Ein neues Level von Filter
Doch "Bold Glamour" ist ein ganz neues Level von Filter. Der Filter verwischt oder verwackelt sogar auch dann nicht, wenn man die Hand vors Gesicht hält – und wirkt auch dann noch realistisch. Deswegen werden Bedenken laut: Was, wenn Erwachsene sich optisch zum Teenager filtern lassen und dann Kinder belästigen? Und was macht es mit unserem Selbstbild, wenn alle im Internet irgendwann so aussehen, als hätten sie gerade Abi gemacht und würden nächste Woche nach Lloret de Mar düsen?
Auch auf TikTok macht sich Unbehagen breit. Denn "Bold Glamour" passt uns nur oberflächlich dem gängigen Schönheitsideal an. Unter der digitalen Oberfläche ist alles noch wie vorher: Falten, Krähenfüße, Mitesser, Follikel-Filamente und Nasenflügel, die einer Kraterlandschaft gleicht.
"Bold Glamour" macht Angst
Es gehört nicht viel Fantasie dazu, sich vorzustellen, was das in der Psyche vieler Menschen anrichten könnte. Gut möglich jedenfalls, dass die Filter einen dazu animieren, die Nasolabialfalte mit Hilfe einer Hyaluron-Spritze ein kleines bisschen zu glätten, so dass der Unterschied zwischen Filter und Realität ein kleines bisschen eingeebnet wird.
Und so gibt es eine Menge Kritik an dem Filter und zwar nicht nur von Experten, sondern auch von TikTok-Nutzern. In den USA meldeten sich zudem auch zahlreiche konservative Stimmen zu Wort, der konservative Influencer Noam Blum etwa bezeichnete TikTok als "Gefahr für die öffentliche Gesundheit". Vielleicht hält sich TikTok deswegen auch mit Erklärungen zurück: Das Unternehmen will sich nicht einmal dazu äußern, ob bei dem Filter künstliche Intelligenz zum Einsatz kommt.

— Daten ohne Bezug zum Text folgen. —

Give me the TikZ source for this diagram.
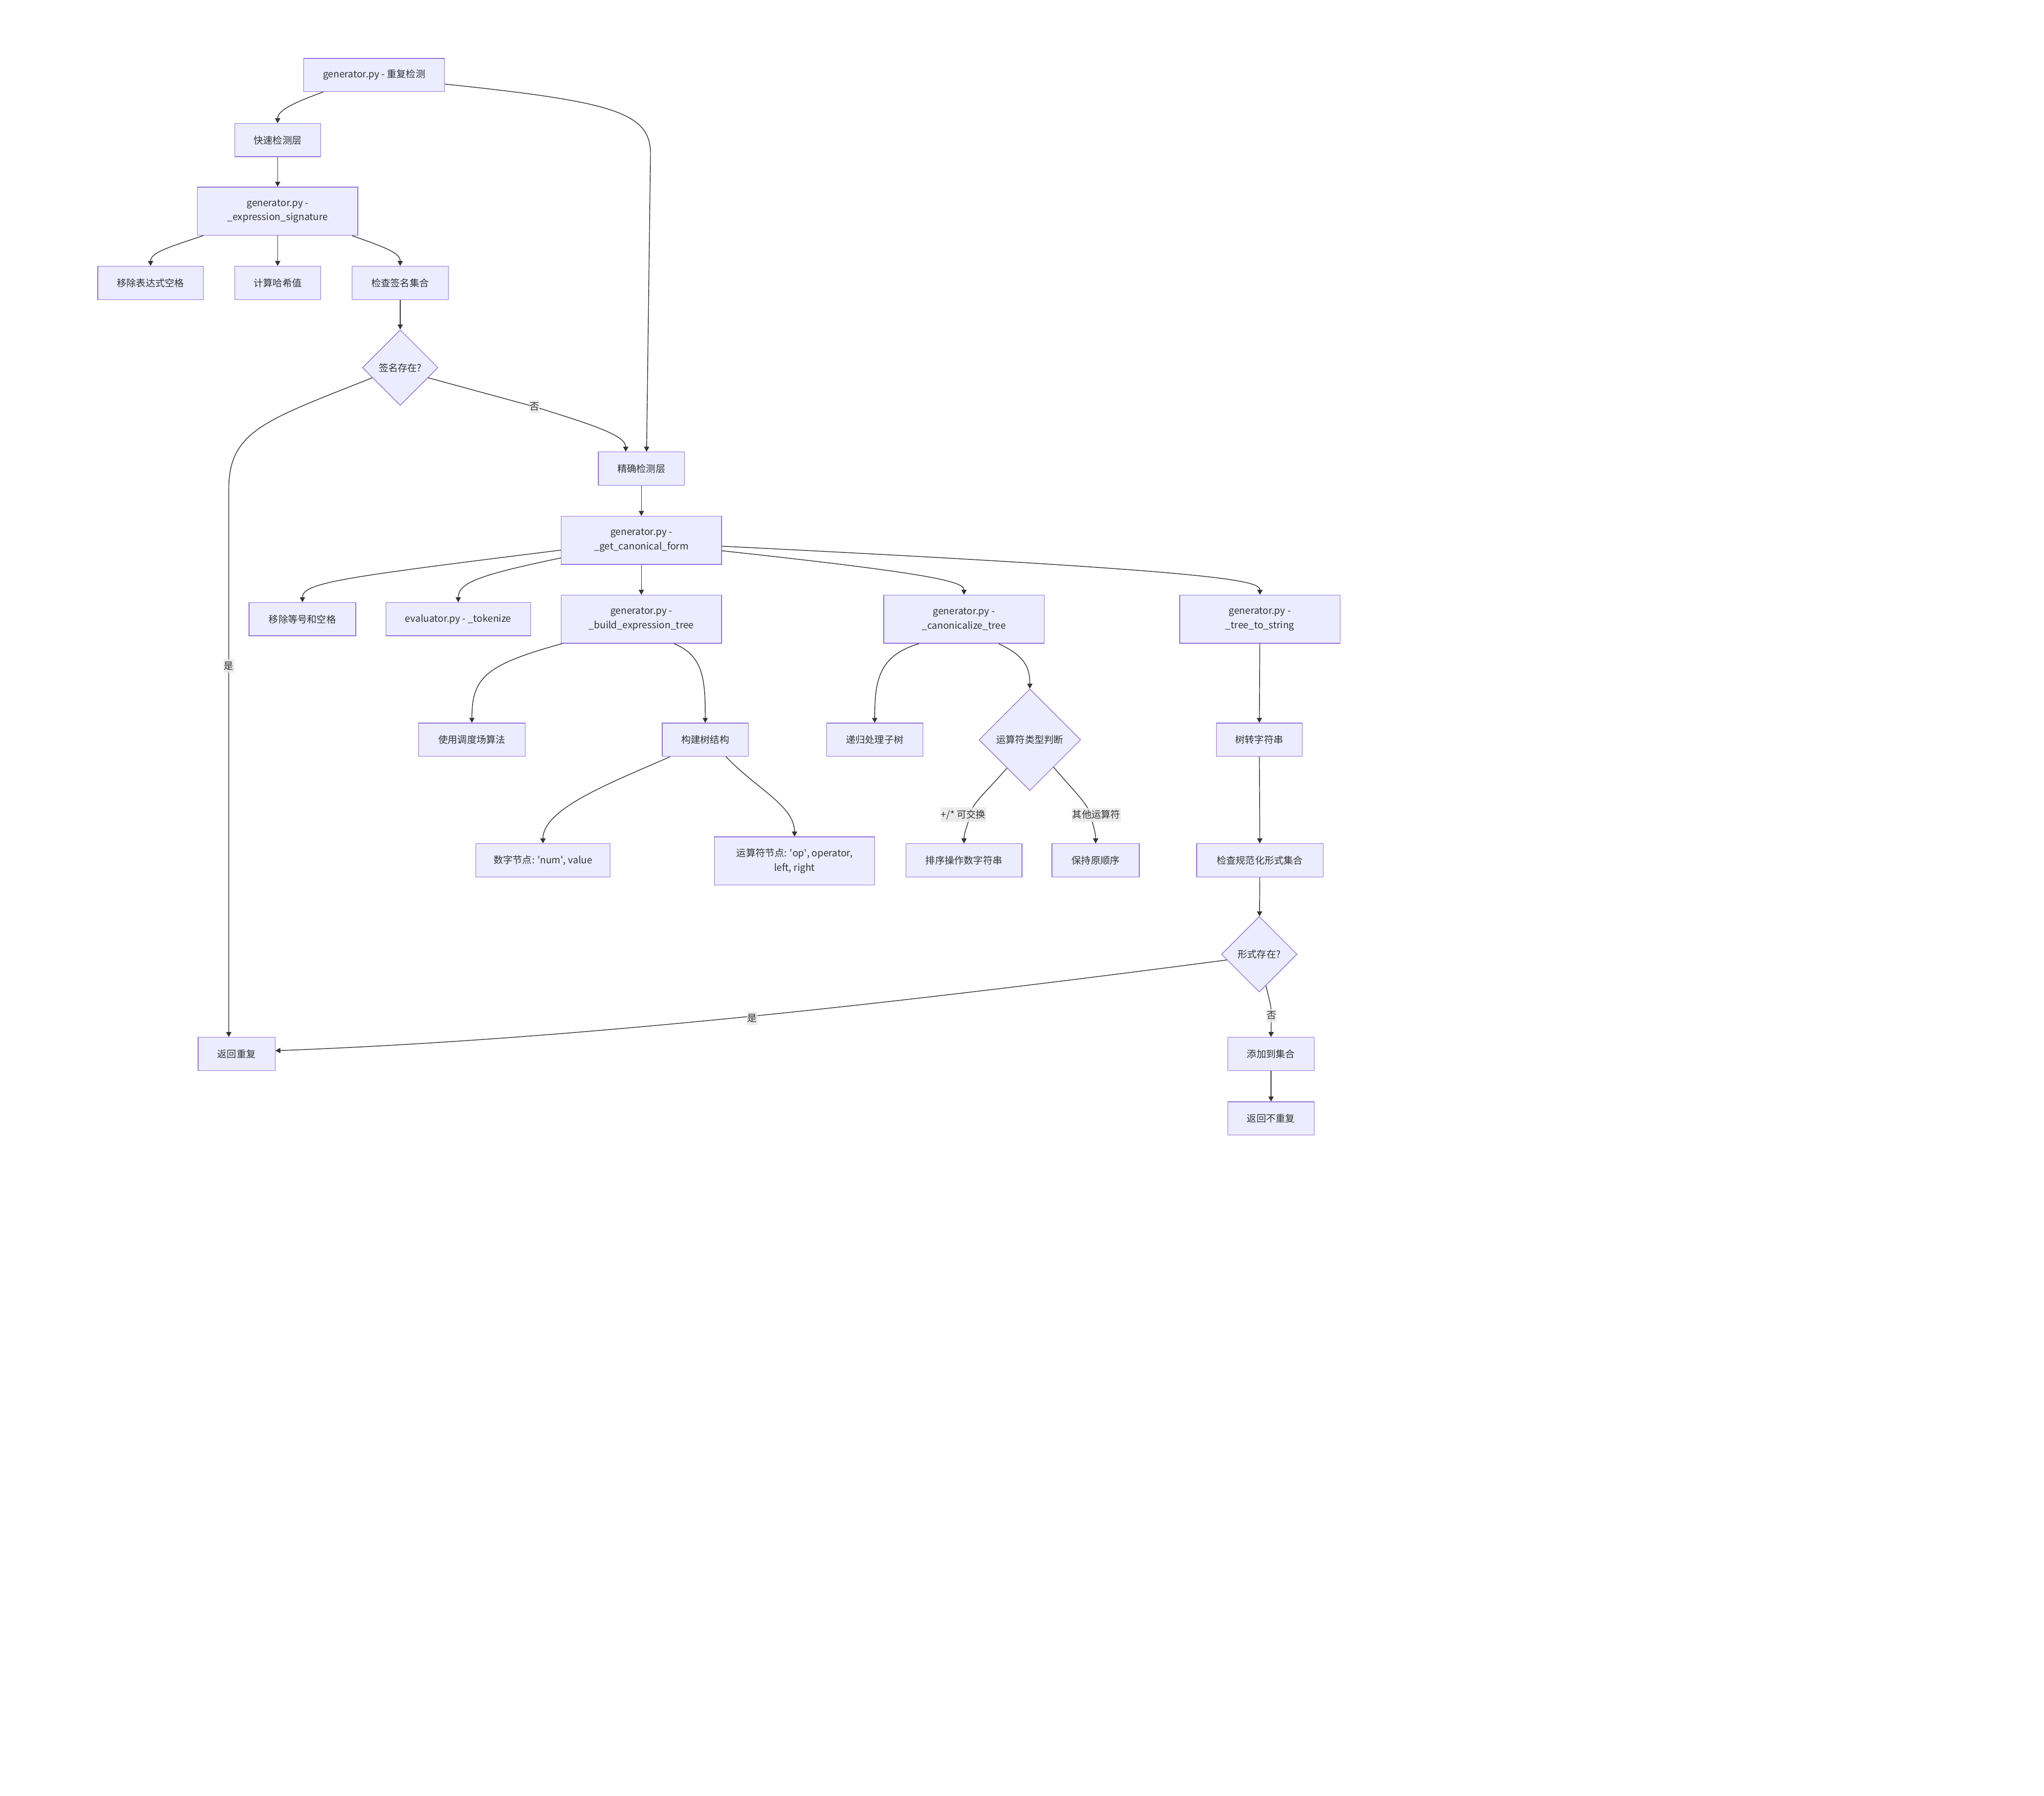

Im Internet kann vielleicht bald jeder ewig jung sein
Doch die neue schöne Filter-Welt könnte auf jeden Fall noch kuriose Blüten hervorbringen. 2021 entpuppt sich eine aparte, junge Motorrad-Influencerin mit 28.000 Twitter-Followern als grauhaariger Japaner. Der 50-Jährige hatte seine Selfies mit Hilfe einer App zu denen einer jungen Frau umgemodelt. Statt zehn Likes, gab es für seine Bilder nun hunderte.
"Im Internet weiß niemand, dass Du ein Hund bist", mit diesen Worten ist ein berühmter Cartoon überschrieben, der vor fast genau 30 Jahren im "New Yorker" erschienen ist. Der Satz steht für ein großes Versprechen des Netzes: Hier kannst Du sein, wer Du willst. Dank der neuen Filter könnte dieses Versprechen nun wahrer werden, als jemals zuvor. Wer will, der kann für immer sein Teenager-Gesicht behalten - zumindest im Internet.